— Start —
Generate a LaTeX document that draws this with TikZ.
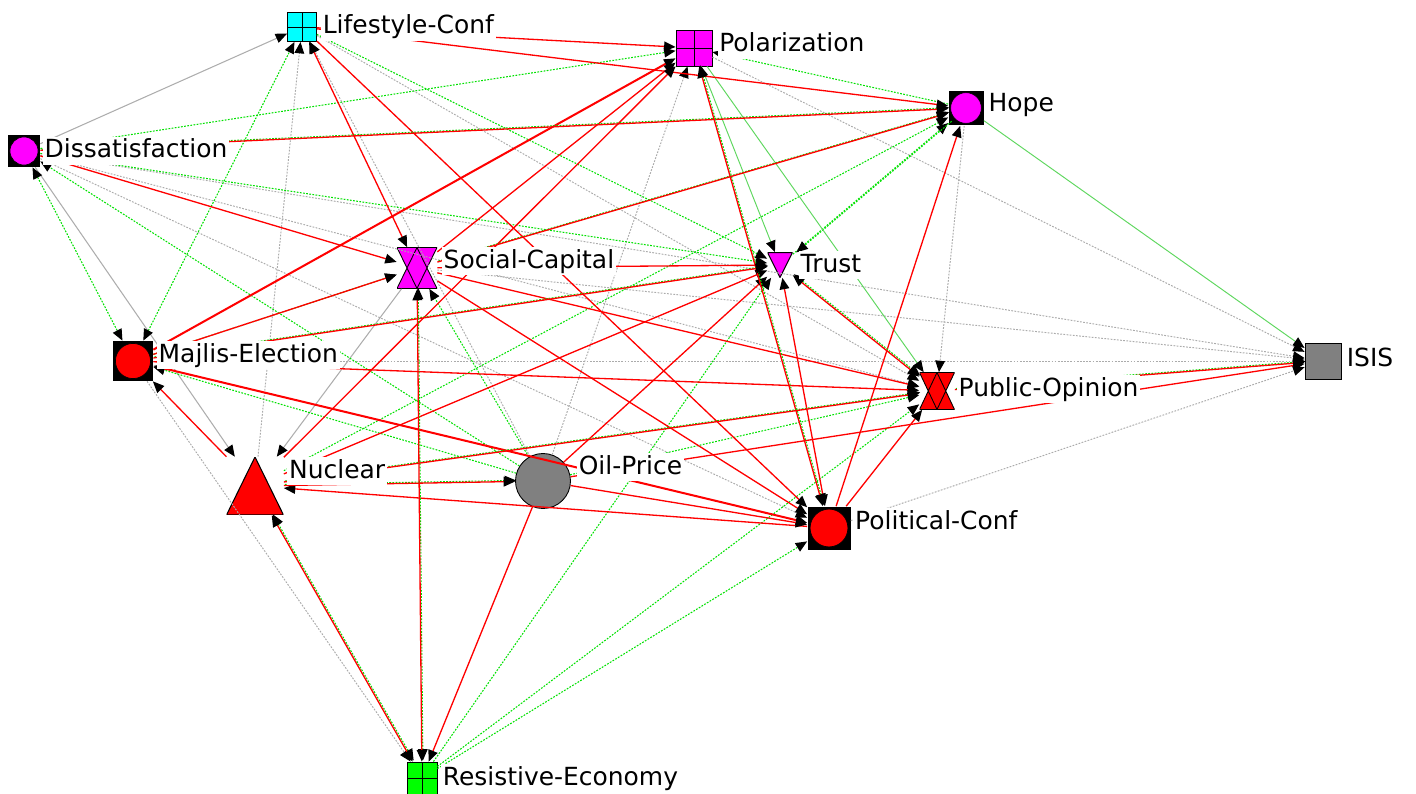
\documentclass[tikz,border=0pt]{standalone}
\usepackage{fontspec}
\setmainfont{DejaVu Sans}
\usetikzlibrary{positioning,arrows.meta}

\definecolor{mag}{RGB}{255,0,255}
\definecolor{cya}{RGB}{0,255,255}
\definecolor{lime}{RGB}{0,255,0}

% red edge with a green one beside it
\newcommand{\rgedge}[3][->]{%
  \draw[gdots,#1,transform canvas={shift={(0.6pt,0.6pt)}}] (#2) -- (#3);
  \draw[rline,#1] (#2) -- (#3);}

\begin{document}
\begin{tikzpicture}[x=0.02cm,y=-0.02cm,
  >={Triangle[length=6.5pt,width=5.5pt,color=black]},
  sq/.style={rectangle, draw=black, line width=0.5pt, inner sep=0pt, minimum size=#1},
  cross4/.style={path picture={\draw[line width=0.5pt]
      (path picture bounding box.north) -- (path picture bounding box.south)
      (path picture bounding box.west) -- (path picture bounding box.east);}},
  blk/.style 2 args={rectangle, fill=black, inner sep=0pt, minimum size=#1,
    path picture={\filldraw[fill=#2, draw=black, line width=0.4pt]
      (path picture bounding box.center) circle [radius=0.44*#1];}},
  tri/.style={rectangle, inner sep=0pt, path picture={\filldraw[fill=#1, draw=black, line width=0.6pt]
      (path picture bounding box.south west) -- (path picture bounding box.north)
      -- (path picture bounding box.south east) -- cycle;}},
  vtri/.style={rectangle, inner sep=0pt, path picture={\filldraw[fill=#1, draw=black, line width=0.6pt]
      (path picture bounding box.north west) -- (path picture bounding box.south)
      -- (path picture bounding box.north east) -- cycle;}},
  hglass/.style={rectangle, inner sep=0pt, path picture={
      \fill[#1] (path picture bounding box.north west) -- (path picture bounding box.south)
      -- (path picture bounding box.north east) -- cycle;
      \fill[#1] (path picture bounding box.south west) -- (path picture bounding box.north)
      -- (path picture bounding box.south east) -- cycle;
      \draw[line width=0.5pt] (path picture bounding box.north west) -- (path picture bounding box.south)
      -- (path picture bounding box.north east) -- cycle
      (path picture bounding box.south west) -- (path picture bounding box.north)
      -- (path picture bounding box.south east) -- cycle;}},
  lbl/.style={fill=white, inner sep=1pt, text height=0.38cm, text depth=0.1cm,
    font=\fontsize{14.2pt}{17pt}\selectfont},
  rline/.style={draw=red, line width=0.75pt},
  rthick/.style={draw=red, line width=1.15pt},
  gdots/.style={draw={rgb,255:red,0;green,225;blue,0}, line width=0.6pt, dash pattern=on 1pt off 0.8pt},
  gline/.style={draw={rgb,255:red,95;green,215;blue,95}, line width=0.55pt},
  ydots/.style={draw=black!33, line width=0.55pt, dash pattern=on 1pt off 0.8pt},
  yline/.style={draw=black!32, line width=0.6pt}]

\useasboundingbox (0,0) rectangle (1416,794);

% actors
\node[blk={0.64cm}{mag}] (DI) at (24,151) {};
\node[sq=0.58cm, fill=cya, cross4] (LC) at (302,27) {};
\node[sq=0.72cm, fill=mag, cross4] (PO) at (694,48) {};
\node[blk={0.7cm}{mag}] (HO) at (966,108) {};
\node[hglass=mag, minimum width=0.8cm, minimum height=0.82cm] (SC) at (417,268) {};
\node[vtri=mag, minimum width=0.5cm, minimum height=0.5cm] (TR) at (780,265) {};
\node[blk={0.8cm}{red}] (ME) at (133,361) {};
\node[sq=0.72cm, fill=black!50] (IS) at (1323,361) {};
\node[hglass=red, minimum width=0.7cm, minimum height=0.74cm] (PU) at (937,391) {};
\node[tri=red, minimum width=1.14cm, minimum height=1.16cm] (NU) at (255,486) {};
\node[circle, draw=black, line width=0.5pt, fill=black!50, minimum size=1.1cm, inner sep=0pt] (OP) at (543,481) {};
\node[blk={0.86cm}{red}] (PC) at (829,528) {};
\node[sq=0.6cm, minimum height=0.64cm, fill=lime, cross4] (RE) at (422,778) {};

% grey ties
\draw[ydots,->] (NU) -- (LC);
\draw[ydots,->] (OP) -- (LC);
\draw[ydots,->] (LC) -- (PU);
\draw[ydots,->] (DI) -- (PU);
\draw[ydots,->] (DI) -- (PC);
\draw[ydots,->] (DI) -- (IS);
\draw[ydots,->] (PO) -- (IS);
\draw[ydots,->] (OP) -- (PO);
\draw[ydots,->] (ME) -- (IS);
\draw[ydots,->] (ME) -- (RE);
\draw[ydots,->] (SC) -- (IS);
\draw[ydots,->] (PC) -- (IS);
\draw[ydots,->] (HO) -- (PU);
\draw[yline,->] (DI) -- (LC);
\draw[yline,->] (DI) -- (NU);
\draw[yline,->] (SC) -- (NU);

% green ties
\draw[gdots,<->] (ME) -- (LC);
\draw[gdots,->] (LC) -- (TR);
\draw[gdots,->] (DI) -- (PO);
\draw[gdots,->] (DI) -- (TR);
\draw[gdots,->] (OP) -- (DI);
\draw[gdots,<->] (DI) -- (ME);
\draw[gdots,->] (HO) -- (PO);
\draw[gdots,->] (ME) -- (SC);
\draw[gdots,->] (OP) -- (SC);
\draw[gdots,->] (NU) -- (HO);
\draw[gdots,->] (OP) -- (ME);
\draw[gdots,->] (RE) -- (TR);
\draw[gdots,->] (RE) -- (PU);
\draw[gdots,->] (RE) -- (PC);
\draw[gdots,->] (OP) -- (PU);
\draw[gdots,->] (TR) -- (HO);
\draw[gdots,->,transform canvas={shift={(2pt,1pt)}}] (HO) -- (TR);
\draw[gline,->] (PO) -- (TR);
\draw[gline,->] (PO) -- (PU);
\draw[gline,->] (HO) -- (IS);

% red ties
\draw[rline,->] (LC) -- (PO);
\draw[rline,->] (LC) -- (HO);
\draw[rline,<->] (LC) -- (SC);
\draw[rline,->] (LC) -- (PC);
\draw[rline,->] (DI) -- (SC);
\draw[rthick,->] (ME) -- (PO);
\draw[rline,->] (SC) -- (PO);
\draw[rline,->] (NU) -- (PO);
\draw[rline,->] (ME) -- (SC);
\draw[rline,->] (SC) -- (TR);
\draw[rline,->] (SC) -- (PU);
\draw[rline,->] (SC) -- (PC);
\draw[rline,->] (NU) -- (TR);
\draw[rthick,<->] (ME) -- (PC);
\draw[rline,->] (ME) -- (PU);
\draw[rline,->] (NU) -- (ME);
\draw[rline,->] (PC) -- (NU);
\draw[rline,->] (OP) -- (RE);
\draw[rline,->] (OP) -- (TR);
\draw[rline,->] (OP) -- (IS);
\draw[rline,->] (PC) -- (PU);
\draw[rline,->] (PC) -- (HO);
\draw[rline,->] (OP) -- (PC);
\draw[rline,<->] (PC) -- (TR);

% red and green together
\rgedge{DI}{HO}
\rgedge[<->]{PO}{PC}
\rgedge{SC}{HO}
\rgedge{ME}{TR}
\rgedge[<->]{SC}{RE}
\rgedge{NU}{OP}
\rgedge{NU}{PU}
\rgedge[<->]{NU}{RE}
\rgedge[<->]{TR}{PU}
\rgedge{PU}{IS}

% names
\node[lbl, right=0.045cm of DI] (DIl) {Dissatisfaction};
\node[lbl, right=0.075cm of LC] (LCl) {Lifestyle-Conf};
\node[lbl, right=0.095cm of PO, yshift=0.06cm] (POl) {Polarization};
\node[lbl, right=0.055cm of HO, yshift=0.06cm] (HOl) {Hope};
\node[lbl, right=0.085cm of SC, yshift=0.14cm] (SCl) {Social-Capital};
\node[lbl, right=0.115cm of TR] (TRl) {Trust};
\node[lbl, right=0.065cm of ME, yshift=0.12cm] (MEl) {Majlis-Election};
\node[lbl, right=0.065cm of IS, yshift=0.04cm] (ISl) {ISIS};
\node[lbl, right=0.035cm of PU, yshift=0.04cm] (PUl) {Public-Opinion};
\node[lbl, right=0.065cm of NU, yshift=0.3cm] (NUl) {Nuclear};
\node[lbl, right=0.115cm of OP, yshift=0.28cm] (OPl) {Oil-Price};
\node[lbl, right=0.045cm of PC, yshift=0.12cm] (PCl) {Political-Conf};
\node[lbl, right=0.065cm of RE] (REl) {Resistive-Economy};
\end{tikzpicture}
\end{document}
— End —
■ **DIRECTIVE**: From the data above, gather every line that includes the word "with".

■ **ANSWER TO THE TASK**:
Generate a LaTeX document that draws this with TikZ.
% red edge with a green one beside it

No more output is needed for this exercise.